● Given task:
Every line below that contains "diagram" is to be copied.

___ Dataset content ___

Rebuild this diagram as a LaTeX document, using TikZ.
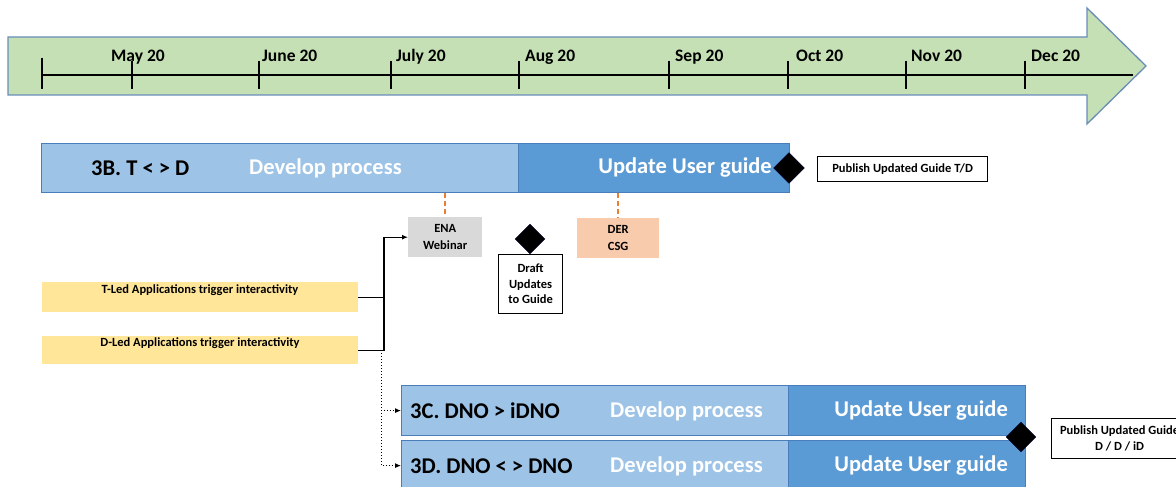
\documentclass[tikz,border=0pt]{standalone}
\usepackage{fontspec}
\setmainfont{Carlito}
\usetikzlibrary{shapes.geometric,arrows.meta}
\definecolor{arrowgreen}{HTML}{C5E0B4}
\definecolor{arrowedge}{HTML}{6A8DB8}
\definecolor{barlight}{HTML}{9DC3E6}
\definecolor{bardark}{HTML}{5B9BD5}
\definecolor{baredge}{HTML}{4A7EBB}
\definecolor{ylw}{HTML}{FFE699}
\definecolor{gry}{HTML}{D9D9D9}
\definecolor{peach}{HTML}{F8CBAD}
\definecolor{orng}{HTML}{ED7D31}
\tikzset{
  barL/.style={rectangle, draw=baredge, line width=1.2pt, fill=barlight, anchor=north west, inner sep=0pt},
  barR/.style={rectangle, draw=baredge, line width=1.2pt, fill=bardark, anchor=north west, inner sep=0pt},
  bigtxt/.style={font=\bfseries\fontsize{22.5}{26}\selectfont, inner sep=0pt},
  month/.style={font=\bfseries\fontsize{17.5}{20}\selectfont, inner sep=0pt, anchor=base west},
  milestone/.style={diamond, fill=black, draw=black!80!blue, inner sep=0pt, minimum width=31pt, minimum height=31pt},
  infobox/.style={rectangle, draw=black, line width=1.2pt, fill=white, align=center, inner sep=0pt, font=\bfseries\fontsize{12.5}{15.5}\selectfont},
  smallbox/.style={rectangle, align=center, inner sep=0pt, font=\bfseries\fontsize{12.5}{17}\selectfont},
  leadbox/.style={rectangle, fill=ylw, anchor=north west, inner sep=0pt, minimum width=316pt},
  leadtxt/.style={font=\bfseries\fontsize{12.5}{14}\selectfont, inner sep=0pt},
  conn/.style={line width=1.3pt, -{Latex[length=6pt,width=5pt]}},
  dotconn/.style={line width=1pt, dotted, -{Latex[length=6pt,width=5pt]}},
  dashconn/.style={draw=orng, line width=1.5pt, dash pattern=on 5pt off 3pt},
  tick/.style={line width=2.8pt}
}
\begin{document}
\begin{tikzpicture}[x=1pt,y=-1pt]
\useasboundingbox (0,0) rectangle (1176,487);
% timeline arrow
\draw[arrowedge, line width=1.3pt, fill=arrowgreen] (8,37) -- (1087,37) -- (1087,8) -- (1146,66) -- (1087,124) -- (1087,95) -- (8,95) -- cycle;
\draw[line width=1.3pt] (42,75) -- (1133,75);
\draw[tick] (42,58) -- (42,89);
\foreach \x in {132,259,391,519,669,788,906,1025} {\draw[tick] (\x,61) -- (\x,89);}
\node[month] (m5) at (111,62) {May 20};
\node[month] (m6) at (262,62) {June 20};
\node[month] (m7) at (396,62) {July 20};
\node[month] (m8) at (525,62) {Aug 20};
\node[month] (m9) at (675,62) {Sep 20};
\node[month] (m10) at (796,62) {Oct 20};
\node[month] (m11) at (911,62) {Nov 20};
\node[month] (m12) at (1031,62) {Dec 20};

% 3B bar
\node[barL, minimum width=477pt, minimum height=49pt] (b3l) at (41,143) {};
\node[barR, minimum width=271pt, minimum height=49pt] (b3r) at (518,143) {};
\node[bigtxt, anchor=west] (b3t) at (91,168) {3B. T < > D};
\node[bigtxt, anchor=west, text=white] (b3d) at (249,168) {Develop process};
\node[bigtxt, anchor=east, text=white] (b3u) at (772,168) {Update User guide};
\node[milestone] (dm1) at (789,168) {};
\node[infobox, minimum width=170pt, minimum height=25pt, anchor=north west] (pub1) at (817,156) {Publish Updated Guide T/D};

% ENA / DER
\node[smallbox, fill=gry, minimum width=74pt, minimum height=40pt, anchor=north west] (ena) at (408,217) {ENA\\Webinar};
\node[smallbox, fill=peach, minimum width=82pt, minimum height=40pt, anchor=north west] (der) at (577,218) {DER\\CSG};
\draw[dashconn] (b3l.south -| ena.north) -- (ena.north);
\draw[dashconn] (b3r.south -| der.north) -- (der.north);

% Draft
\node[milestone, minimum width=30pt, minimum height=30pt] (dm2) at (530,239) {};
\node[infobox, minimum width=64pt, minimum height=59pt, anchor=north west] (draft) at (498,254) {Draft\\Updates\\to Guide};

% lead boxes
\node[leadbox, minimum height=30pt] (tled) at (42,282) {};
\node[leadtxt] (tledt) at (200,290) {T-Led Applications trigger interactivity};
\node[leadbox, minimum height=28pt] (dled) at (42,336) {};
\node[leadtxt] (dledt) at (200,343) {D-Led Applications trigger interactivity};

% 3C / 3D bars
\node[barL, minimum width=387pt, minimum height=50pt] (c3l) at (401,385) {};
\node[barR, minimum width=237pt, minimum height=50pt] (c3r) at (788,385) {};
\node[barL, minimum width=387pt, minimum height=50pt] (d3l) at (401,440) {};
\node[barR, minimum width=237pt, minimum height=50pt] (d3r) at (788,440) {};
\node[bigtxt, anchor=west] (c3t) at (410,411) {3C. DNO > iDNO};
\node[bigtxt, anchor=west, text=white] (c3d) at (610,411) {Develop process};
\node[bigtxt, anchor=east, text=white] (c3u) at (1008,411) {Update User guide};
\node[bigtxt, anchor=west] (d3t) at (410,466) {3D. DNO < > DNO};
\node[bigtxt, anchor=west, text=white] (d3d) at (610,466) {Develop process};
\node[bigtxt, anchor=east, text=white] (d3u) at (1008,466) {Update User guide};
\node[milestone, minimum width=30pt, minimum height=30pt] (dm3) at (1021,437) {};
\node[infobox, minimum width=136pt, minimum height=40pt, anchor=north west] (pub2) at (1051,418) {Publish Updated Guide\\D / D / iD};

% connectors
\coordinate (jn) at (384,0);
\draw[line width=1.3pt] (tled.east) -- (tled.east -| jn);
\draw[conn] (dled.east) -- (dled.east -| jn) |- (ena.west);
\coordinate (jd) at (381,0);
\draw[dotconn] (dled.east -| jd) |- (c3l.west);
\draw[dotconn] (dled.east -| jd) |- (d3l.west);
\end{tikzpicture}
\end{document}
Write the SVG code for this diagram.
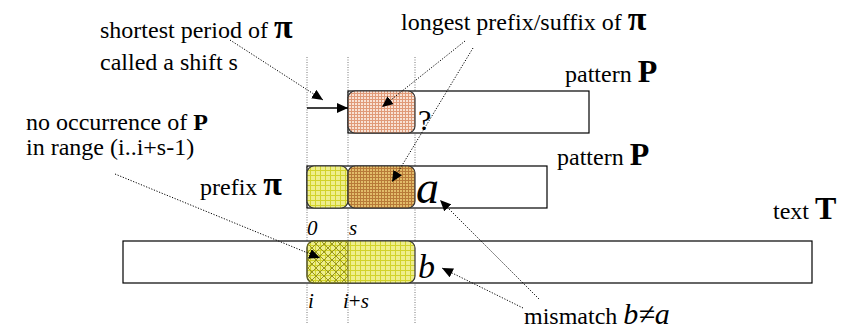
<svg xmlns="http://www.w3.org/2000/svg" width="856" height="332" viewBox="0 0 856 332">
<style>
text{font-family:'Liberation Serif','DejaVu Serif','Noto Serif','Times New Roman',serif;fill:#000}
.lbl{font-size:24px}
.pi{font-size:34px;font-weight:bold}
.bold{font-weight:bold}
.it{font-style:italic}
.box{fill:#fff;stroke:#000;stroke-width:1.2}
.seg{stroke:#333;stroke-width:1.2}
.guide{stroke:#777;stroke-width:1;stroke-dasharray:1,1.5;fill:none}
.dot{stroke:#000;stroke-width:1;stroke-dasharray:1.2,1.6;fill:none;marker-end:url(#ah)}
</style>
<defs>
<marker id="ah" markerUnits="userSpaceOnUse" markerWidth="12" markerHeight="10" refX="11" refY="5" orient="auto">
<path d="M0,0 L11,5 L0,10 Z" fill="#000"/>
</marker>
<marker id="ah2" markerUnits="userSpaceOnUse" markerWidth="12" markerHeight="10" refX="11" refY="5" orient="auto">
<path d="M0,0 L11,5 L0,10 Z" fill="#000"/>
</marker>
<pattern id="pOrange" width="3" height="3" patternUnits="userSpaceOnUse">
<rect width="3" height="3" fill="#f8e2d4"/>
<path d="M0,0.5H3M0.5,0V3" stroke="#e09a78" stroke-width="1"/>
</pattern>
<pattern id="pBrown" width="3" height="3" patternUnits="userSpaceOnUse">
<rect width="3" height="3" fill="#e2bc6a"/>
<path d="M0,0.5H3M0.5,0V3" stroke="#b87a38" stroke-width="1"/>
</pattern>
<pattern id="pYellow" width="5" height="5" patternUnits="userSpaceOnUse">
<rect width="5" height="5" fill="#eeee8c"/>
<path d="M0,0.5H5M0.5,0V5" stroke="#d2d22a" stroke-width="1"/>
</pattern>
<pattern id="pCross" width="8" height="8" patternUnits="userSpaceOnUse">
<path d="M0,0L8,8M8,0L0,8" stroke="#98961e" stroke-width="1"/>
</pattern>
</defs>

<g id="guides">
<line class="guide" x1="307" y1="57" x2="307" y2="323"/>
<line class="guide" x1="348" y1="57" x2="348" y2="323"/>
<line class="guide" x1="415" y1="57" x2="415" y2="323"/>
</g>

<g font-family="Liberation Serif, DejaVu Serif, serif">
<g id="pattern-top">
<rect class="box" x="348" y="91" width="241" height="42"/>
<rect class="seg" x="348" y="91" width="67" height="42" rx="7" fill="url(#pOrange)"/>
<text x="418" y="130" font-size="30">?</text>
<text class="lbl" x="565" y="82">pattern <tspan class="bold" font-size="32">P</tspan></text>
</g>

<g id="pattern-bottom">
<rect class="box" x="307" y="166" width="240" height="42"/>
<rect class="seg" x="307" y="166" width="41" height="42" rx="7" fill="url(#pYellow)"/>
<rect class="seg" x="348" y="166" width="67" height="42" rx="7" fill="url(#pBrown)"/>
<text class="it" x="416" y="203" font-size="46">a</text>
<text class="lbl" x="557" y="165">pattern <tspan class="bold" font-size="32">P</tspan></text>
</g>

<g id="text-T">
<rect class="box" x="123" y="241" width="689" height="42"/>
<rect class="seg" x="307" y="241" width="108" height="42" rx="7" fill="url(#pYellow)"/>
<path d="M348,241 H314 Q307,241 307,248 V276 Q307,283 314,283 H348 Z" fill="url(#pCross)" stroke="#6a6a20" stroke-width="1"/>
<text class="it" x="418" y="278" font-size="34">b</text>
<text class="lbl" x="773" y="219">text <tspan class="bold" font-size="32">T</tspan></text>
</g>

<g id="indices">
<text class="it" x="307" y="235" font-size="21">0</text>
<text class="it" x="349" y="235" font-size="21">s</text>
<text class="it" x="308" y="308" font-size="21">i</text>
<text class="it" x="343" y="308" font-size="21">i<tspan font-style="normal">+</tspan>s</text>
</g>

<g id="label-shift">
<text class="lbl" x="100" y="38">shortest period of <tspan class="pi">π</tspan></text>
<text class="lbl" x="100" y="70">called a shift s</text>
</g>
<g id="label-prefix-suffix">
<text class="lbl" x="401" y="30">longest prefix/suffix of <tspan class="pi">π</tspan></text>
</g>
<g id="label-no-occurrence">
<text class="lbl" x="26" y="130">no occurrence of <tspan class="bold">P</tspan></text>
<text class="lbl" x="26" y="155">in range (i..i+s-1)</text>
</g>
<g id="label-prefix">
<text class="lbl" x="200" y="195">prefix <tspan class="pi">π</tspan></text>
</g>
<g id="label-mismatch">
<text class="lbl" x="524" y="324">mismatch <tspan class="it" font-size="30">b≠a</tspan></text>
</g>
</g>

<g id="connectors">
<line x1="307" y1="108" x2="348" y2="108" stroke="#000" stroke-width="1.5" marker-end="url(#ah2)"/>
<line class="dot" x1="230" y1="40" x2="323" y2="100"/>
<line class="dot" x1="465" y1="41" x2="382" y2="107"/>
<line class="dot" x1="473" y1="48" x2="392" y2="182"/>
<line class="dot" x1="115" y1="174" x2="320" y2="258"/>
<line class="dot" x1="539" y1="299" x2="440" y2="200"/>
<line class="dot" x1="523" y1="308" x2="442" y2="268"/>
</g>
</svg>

___

● Answer in full:
Rebuild this diagram as a LaTeX document, using TikZ.
Write the SVG code for this diagram.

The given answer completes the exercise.